(A joint statement from the CARICOM Reparations Commission (CRC) and the Centre for Reparation Research (CRR)
June 26, 2018
In a recent column published in the Jamaica Observer newspaper, UK Minister Lord Tariq Ahmad, said it was his honour, as minister of state for the Caribbean and the Commonwealth, “to join in celebrating the achievements of the Windrush generation, the role they play in UK-Caribbean relations and in making our country the incredible place it is.”
“The 70th anniversary of the arrival of the Empire Windrush at Tilbury docks in the UK gives us a fitting opportunity to celebrate UK-Caribbean relations,” he added.
The Minister correctly stated that the British-Caribbean community has been integral to creating a Britain that is fairer, more tolerant and more at ease with itself in a changing world.
“An important part of Britain’s contemporary diversity can be credited to those first men, women and children who made the one-month journey from the Caribbean and disembarked at Tilbury Docks on June 22, 1948,” he said.
Back in Nov. 2017, the same Lord Ahmad dismissed the growing demands for reparation from Britain for its crimes during the slavery period saying, “it would be better for Jamaica not to look back in history, but to help chart an even richer association between Britain and Jamaica.”
While we commend him for “looking back” and reflecting on the past 70 years of British history and for celebrating the many contributions that the Windrush generation and their progeny have, and continue to make to British society, we urge him and his government to pay the same attention to the history of Jamaica and the Caribbean under the brutal rule of the British slave-owning families who had kidnapped millions of Africans from their homelands and transported their human “property” in chains to later labour without any compensation on their Caribbean plantations.
At the time of emancipation in 1833, the British government paid 20 million pounds in compensation to the plantation owners, including the family of former Tory Prime Minister David Cameron, and not a single penny to the freed slaves.
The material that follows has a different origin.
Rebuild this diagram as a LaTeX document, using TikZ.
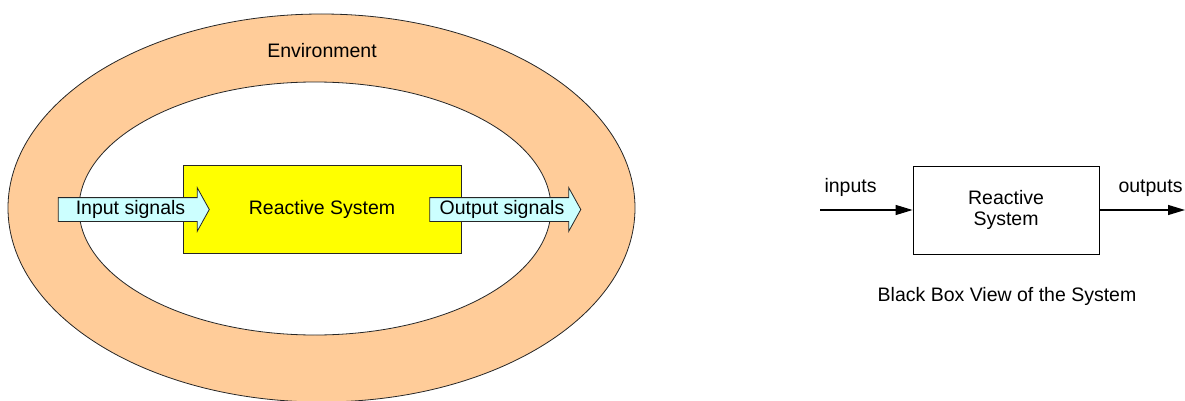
\documentclass[tikz,border=0pt]{standalone}
\usepackage{fontspec}
\setmainfont{Liberation Sans}
\usepackage{xcolor}
\usetikzlibrary{shapes.arrows,arrows.meta}
\definecolor{envpeach}{RGB}{255,204,153}
\definecolor{sigcyan}{RGB}{204,255,255}
\definecolor{boxyellow}{RGB}{255,255,0}

\begin{document}
\begin{tikzpicture}[x=1pt,y=-1pt,font=\fontsize{19.5}{23}\selectfont,
    sig/.style={shape=single arrow,draw=black!85,fill=sigcyan,line width=0.8pt,
      inner xsep=0pt,inner ysep=2.5pt,text height=14pt,text depth=4pt,
      single arrow head extend=10pt,single arrow tip angle=122,minimum height=151pt},
    flow/.style={-{Triangle[length=17pt,width=10pt]},line width=1.2pt}]
  \useasboundingbox (0,0) rectangle (1185,401);
  % environment ring
  \filldraw[fill=envpeach,draw=black!85,line width=0.8pt] (321.5,208) ellipse [x radius=313.5,y radius=194];
  \filldraw[fill=white,draw=black!85,line width=0.8pt] (315,208.5) ellipse [x radius=236,y radius=126.5];
  \node[anchor=base] (env) at (322,58) {Environment};
  \node[draw=black!85,fill=boxyellow,line width=0.8pt,minimum width=278pt,minimum height=88pt] (rs) at (322,209) {Reactive System};
  \node[sig] (insig) at (130.5,209.5) {Input signals};
  \node[sig] (outsig) at (502,209.5) {Output signals};

  % black box view
  \node[draw,line width=0.8pt,minimum width=186pt,minimum height=88pt,align=center,
    font=\fontsize{19.5}{20.5}\selectfont] (bb) at (1006,210) {Reactive\\System};
  \coordinate (inend) at (820,210);
  \coordinate (outend) at (1185,210);
  \draw[flow] (inend) -- (bb.west |- inend);
  \draw[flow] (bb.east |- outend) -- (outend);
  \node[anchor=base west] (inlbl) at (821,192) {inputs};
  \node[anchor=base west] (outlbl) at (1115,192) {outputs};
  \node[anchor=base] (bblbl) at (1007,301) {Black Box View of the System};
\end{tikzpicture}
\end{document}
And then to rub salt into the wound, the British government established the so-called Apprenticeship System in 1834 that for years after Emancipation forced the freed slaves to labour in this exploitative indentureship scheme that yielded some 27 million pounds on the backs of the freed slaves, thus further compounding the injustices meted out to them.
The UK government has rightfully apologised for the harm done to the Windrush Generation as a consequence of racism, bigotry and discrimination and we applaud them for this principled position. And, in issuing such an apology, the UK government accepted responsibility, and promised to repair the harm done by way of compensation.
Back in November, Minister Ahmad had said that for the CARICOM nations to press a claim for reparation would be “a mistake of massive proportions.” The people of the Caribbean and its Diaspora beg to differ. Indeed, the mistake would be for the UK to continue to ignore its own history and to dissuade the growing support in the Caribbean and around the world for reparatory justice.
Britain also has a moral and legal responsibility to apologise to the people of the Caribbean who are descendants of enslaved Africans for the 250 years of bondage imposed on their ancestors. Instead of ignoring the history of Britain’s involvement in the Atlantic slave trade, which the UN has described as “a crime against humanity,” integrity, decency and honesty demand that the UK partner with CARICOM leaders to repair the living legacies of slavery and colonialism that continue to bedevil the region and hamper its development.
Human rights attorneys across the globe are in agreement that justice requires that reparation be made to countries that have suffered the ravages of colonialism before that country is expected to face up to the problems and difficulties that will inevitably beset it upon independence.
There is a consensus among international lawyers that an administering power, e.g Britain, is not entitled to extract for centuries all that can be gotten out of a colony and when that has been done to relieve itself of its obligations to help develop the former colony that it had plundered. By arrogantly dismissing the demands for reparatory justice, Britain continues to flaunt its historical and moral obligations to the Caribbean.
Just a couple months after the minister admonished CARICOM to abandon its quest for reparations, on February 9 came the startling revelation from Her Majesty’s Treasury that the British government had finally repaid the loan of £20 million (17 billion in today’s money) that it had borrowed at the time of emancipation in 1833 to compensate the enslavers for “loss of their property.”
Adding insult to injury was the shocking realization that the same Windrush Generation, through their taxes, had contributed to the repayment of this loan. The British Government should be ashamed of itself.
Until the UK sheds its hubris and its stubborn resistance to reparatory justice, reparations advocacy and activism in Jamaica and across the Caribbean will continue to grow because, as the late Dudley Thompson, one of our great champions for reparations, said on many occasions “the debt has not been paid, the accounts have not been settled.”
The best way for Britain to demonstrate its sincerity in celebrating the sterling contributions of the Windrush Generation is for the UK to make amends for its past misdeeds towards that generation and to begin negotiating with CARICOM leaders on ways and means of implementing the action agenda put forward by the CARICOM Reparations Commission.